— START —
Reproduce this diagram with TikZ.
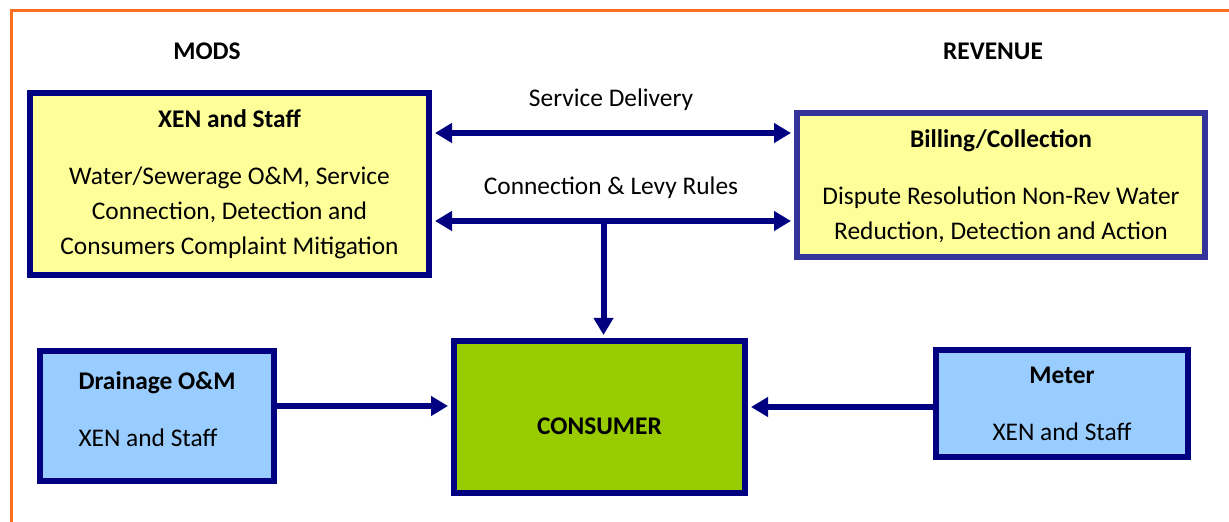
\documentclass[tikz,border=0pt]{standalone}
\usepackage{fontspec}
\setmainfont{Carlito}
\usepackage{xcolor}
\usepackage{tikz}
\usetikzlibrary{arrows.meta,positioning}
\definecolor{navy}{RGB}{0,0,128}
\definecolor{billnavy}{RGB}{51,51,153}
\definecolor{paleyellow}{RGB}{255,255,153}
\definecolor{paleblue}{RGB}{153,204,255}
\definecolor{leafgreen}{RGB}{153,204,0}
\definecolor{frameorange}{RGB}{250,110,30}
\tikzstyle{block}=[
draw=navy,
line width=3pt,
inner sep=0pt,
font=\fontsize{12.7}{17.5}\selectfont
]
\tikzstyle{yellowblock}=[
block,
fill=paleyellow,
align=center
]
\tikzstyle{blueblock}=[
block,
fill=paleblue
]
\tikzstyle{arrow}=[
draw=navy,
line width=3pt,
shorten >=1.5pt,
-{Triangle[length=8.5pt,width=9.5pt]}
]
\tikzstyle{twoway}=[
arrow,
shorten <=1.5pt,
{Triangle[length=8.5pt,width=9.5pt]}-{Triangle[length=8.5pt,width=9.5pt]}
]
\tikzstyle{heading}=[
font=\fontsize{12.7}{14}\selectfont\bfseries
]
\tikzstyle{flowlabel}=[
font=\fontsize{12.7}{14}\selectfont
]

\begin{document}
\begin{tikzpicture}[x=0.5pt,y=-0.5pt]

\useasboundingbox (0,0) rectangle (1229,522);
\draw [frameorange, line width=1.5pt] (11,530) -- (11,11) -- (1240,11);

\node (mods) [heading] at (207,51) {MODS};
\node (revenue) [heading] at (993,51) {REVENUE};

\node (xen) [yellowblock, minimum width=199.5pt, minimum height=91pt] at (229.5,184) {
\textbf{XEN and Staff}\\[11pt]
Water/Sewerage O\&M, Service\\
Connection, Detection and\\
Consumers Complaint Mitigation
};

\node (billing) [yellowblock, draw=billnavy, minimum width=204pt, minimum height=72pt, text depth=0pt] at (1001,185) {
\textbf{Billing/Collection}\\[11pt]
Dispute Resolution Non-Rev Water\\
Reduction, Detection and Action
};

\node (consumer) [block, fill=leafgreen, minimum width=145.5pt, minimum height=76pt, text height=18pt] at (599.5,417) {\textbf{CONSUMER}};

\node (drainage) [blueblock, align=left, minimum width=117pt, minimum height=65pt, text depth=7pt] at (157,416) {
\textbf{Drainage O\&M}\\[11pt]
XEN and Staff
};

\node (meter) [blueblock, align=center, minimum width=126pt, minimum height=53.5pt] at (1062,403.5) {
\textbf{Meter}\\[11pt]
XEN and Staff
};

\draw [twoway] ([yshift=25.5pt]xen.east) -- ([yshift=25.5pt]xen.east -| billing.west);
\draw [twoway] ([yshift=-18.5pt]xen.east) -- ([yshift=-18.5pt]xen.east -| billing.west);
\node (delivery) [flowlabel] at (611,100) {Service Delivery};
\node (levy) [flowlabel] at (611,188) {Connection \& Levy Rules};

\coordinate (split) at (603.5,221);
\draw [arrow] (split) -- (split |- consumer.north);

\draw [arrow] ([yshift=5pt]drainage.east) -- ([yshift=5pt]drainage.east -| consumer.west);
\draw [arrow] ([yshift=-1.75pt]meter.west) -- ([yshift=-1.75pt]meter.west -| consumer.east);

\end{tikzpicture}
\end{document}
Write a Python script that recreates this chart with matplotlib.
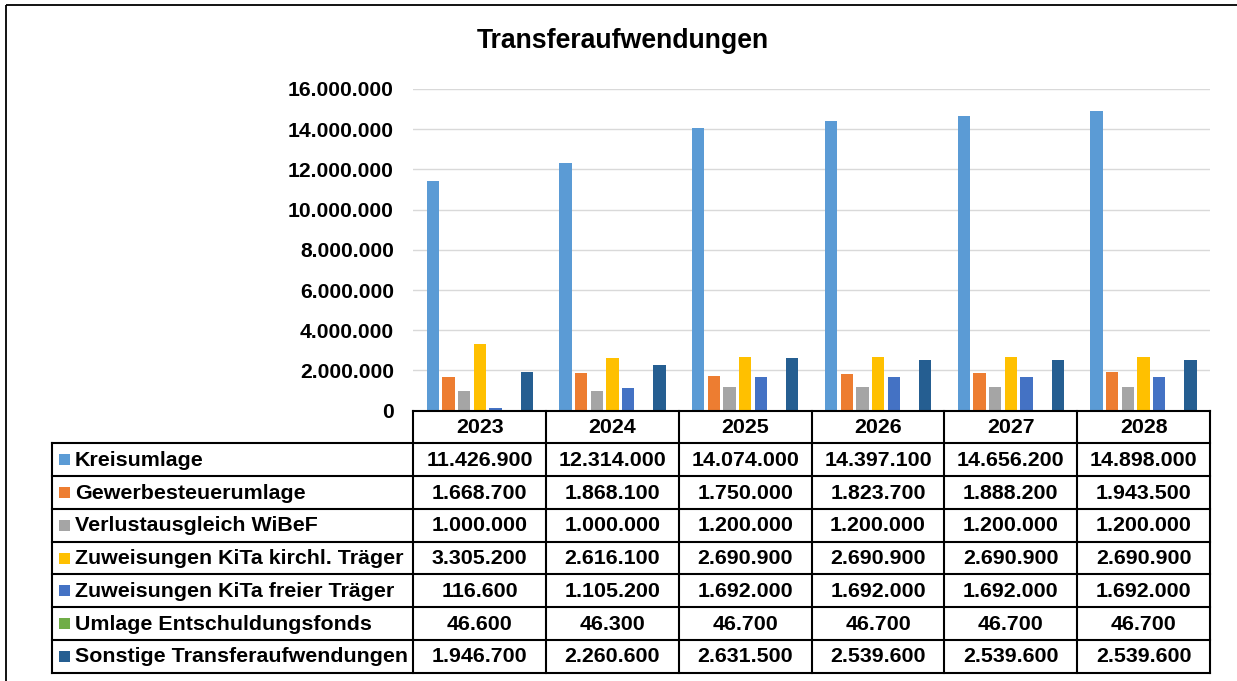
— END —
• Exercise instructions
Set the listing down in full and exactly. Pictures within it should not appear in the copy.

• Output for this task
Reproduce this diagram with TikZ.
\documentclass[tikz,border=0pt]{standalone}
\usepackage{fontspec}
\setmainfont{Carlito}
\usepackage{xcolor}
\usepackage{tikz}
\usetikzlibrary{arrows.meta,positioning}
\definecolor{navy}{RGB}{0,0,128}
\definecolor{billnavy}{RGB}{51,51,153}
\definecolor{paleyellow}{RGB}{255,255,153}
\definecolor{paleblue}{RGB}{153,204,255}
\definecolor{leafgreen}{RGB}{153,204,0}
\definecolor{frameorange}{RGB}{250,110,30}
\tikzstyle{block}=[
draw=navy,
line width=3pt,
inner sep=0pt,
font=\fontsize{12.7}{17.5}\selectfont
]
\tikzstyle{yellowblock}=[
block,
fill=paleyellow,
align=center
]
\tikzstyle{blueblock}=[
block,
fill=paleblue
]
\tikzstyle{arrow}=[
draw=navy,
line width=3pt,
shorten >=1.5pt,
-{Triangle[length=8.5pt,width=9.5pt]}
]
\tikzstyle{twoway}=[
arrow,
shorten <=1.5pt,
{Triangle[length=8.5pt,width=9.5pt]}-{Triangle[length=8.5pt,width=9.5pt]}
]
\tikzstyle{heading}=[
font=\fontsize{12.7}{14}\selectfont\bfseries
]
\tikzstyle{flowlabel}=[
font=\fontsize{12.7}{14}\selectfont
]

\begin{document}
\begin{tikzpicture}[x=0.5pt,y=-0.5pt]

\useasboundingbox (0,0) rectangle (1229,522);
\draw [frameorange, line width=1.5pt] (11,530) -- (11,11) -- (1240,11);

\node (mods) [heading] at (207,51) {MODS};
\node (revenue) [heading] at (993,51) {REVENUE};

\node (xen) [yellowblock, minimum width=199.5pt, minimum height=91pt] at (229.5,184) {
\textbf{XEN and Staff}\\[11pt]
Water/Sewerage O\&M, Service\\
Connection, Detection and\\
Consumers Complaint Mitigation
};

\node (billing) [yellowblock, draw=billnavy, minimum width=204pt, minimum height=72pt, text depth=0pt] at (1001,185) {
\textbf{Billing/Collection}\\[11pt]
Dispute Resolution Non-Rev Water\\
Reduction, Detection and Action
};

\node (consumer) [block, fill=leafgreen, minimum width=145.5pt, minimum height=76pt, text height=18pt] at (599.5,417) {\textbf{CONSUMER}};

\node (drainage) [blueblock, align=left, minimum width=117pt, minimum height=65pt, text depth=7pt] at (157,416) {
\textbf{Drainage O\&M}\\[11pt]
XEN and Staff
};

\node (meter) [blueblock, align=center, minimum width=126pt, minimum height=53.5pt] at (1062,403.5) {
\textbf{Meter}\\[11pt]
XEN and Staff
};

\draw [twoway] ([yshift=25.5pt]xen.east) -- ([yshift=25.5pt]xen.east -| billing.west);
\draw [twoway] ([yshift=-18.5pt]xen.east) -- ([yshift=-18.5pt]xen.east -| billing.west);
\node (delivery) [flowlabel] at (611,100) {Service Delivery};
\node (levy) [flowlabel] at (611,188) {Connection \& Levy Rules};

\coordinate (split) at (603.5,221);
\draw [arrow] (split) -- (split |- consumer.north);

\draw [arrow] ([yshift=5pt]drainage.east) -- ([yshift=5pt]drainage.east -| consumer.west);
\draw [arrow] ([yshift=-1.75pt]meter.west) -- ([yshift=-1.75pt]meter.west -| consumer.east);

\end{tikzpicture}
\end{document}
Write a Python script that recreates this chart with matplotlib.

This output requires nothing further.